• _Your goal_: Restate the opening lines of the material below word for word, stopping after the line that contains "Chart.register(...registerables);".

┌──

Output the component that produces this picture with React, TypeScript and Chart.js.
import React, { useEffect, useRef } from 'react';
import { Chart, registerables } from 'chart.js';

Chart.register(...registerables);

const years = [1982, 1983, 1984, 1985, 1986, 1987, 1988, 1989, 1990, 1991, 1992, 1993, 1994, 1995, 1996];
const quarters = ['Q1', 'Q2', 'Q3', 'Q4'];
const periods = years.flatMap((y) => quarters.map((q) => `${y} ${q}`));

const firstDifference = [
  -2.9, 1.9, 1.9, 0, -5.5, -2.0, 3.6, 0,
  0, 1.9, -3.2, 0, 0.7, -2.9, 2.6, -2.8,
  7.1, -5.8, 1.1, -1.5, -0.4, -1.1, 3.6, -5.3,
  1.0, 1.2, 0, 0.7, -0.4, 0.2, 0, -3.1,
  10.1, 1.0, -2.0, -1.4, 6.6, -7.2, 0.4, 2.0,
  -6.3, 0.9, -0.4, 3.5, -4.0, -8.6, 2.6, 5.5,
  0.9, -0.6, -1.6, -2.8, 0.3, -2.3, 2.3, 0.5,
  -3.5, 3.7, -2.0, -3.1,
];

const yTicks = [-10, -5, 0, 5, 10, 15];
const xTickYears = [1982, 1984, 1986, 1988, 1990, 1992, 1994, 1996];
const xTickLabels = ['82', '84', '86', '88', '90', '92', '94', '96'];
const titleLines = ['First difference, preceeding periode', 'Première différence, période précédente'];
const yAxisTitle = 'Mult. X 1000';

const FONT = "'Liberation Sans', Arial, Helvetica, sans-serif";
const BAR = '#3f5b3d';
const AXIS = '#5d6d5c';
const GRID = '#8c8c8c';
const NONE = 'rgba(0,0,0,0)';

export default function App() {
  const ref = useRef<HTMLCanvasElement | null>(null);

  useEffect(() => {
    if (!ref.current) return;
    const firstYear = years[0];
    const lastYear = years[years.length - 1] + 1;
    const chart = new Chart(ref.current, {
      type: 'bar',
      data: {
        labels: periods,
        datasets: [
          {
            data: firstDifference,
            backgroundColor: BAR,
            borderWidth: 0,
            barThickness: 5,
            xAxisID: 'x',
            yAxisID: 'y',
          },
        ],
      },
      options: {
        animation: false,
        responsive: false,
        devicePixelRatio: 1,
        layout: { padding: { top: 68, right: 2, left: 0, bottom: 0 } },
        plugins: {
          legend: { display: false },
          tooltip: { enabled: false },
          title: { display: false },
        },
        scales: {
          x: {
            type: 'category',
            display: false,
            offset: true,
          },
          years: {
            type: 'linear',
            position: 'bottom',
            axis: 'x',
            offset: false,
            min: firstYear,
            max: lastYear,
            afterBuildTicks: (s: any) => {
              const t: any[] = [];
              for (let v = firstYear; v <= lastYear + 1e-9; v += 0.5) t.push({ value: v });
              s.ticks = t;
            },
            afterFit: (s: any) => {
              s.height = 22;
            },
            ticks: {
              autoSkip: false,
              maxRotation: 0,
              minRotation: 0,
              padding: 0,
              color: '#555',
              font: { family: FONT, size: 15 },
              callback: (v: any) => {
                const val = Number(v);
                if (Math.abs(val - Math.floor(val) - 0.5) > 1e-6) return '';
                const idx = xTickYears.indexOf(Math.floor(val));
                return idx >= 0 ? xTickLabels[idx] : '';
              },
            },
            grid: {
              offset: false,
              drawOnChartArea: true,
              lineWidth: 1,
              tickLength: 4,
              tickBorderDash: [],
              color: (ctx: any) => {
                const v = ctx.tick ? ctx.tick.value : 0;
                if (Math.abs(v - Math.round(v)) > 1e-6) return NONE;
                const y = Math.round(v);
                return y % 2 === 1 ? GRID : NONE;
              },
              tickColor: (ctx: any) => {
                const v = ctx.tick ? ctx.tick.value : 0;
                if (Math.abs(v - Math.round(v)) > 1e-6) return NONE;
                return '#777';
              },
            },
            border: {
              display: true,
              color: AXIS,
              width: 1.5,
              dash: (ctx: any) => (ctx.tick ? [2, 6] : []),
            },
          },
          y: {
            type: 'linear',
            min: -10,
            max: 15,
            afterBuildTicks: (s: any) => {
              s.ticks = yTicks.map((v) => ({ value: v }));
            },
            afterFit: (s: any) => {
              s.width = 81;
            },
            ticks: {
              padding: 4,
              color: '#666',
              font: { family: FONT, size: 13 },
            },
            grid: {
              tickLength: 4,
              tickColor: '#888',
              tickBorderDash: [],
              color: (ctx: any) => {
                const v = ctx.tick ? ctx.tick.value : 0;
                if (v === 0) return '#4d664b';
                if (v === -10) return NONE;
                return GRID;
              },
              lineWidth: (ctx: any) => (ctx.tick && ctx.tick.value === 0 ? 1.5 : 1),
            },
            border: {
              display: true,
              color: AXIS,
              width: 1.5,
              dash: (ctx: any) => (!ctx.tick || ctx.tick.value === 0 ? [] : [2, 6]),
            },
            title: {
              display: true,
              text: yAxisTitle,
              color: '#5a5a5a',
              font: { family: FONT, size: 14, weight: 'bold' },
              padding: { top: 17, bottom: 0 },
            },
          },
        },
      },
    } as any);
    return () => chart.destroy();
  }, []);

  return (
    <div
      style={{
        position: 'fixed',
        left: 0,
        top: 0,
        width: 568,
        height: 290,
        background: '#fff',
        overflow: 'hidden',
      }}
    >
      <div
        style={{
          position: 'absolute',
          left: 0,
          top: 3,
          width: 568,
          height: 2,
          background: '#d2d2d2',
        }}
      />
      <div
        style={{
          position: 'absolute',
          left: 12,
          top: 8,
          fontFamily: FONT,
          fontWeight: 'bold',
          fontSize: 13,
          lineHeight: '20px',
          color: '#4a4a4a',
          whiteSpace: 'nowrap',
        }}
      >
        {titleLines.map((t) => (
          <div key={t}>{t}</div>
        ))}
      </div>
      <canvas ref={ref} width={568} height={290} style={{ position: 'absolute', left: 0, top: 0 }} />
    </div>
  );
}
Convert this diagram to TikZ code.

└──

• _Complete response_:
Output the component that produces this picture with React, TypeScript and Chart.js.
import React, { useEffect, useRef } from 'react';
import { Chart, registerables } from 'chart.js';

Chart.register(...registerables);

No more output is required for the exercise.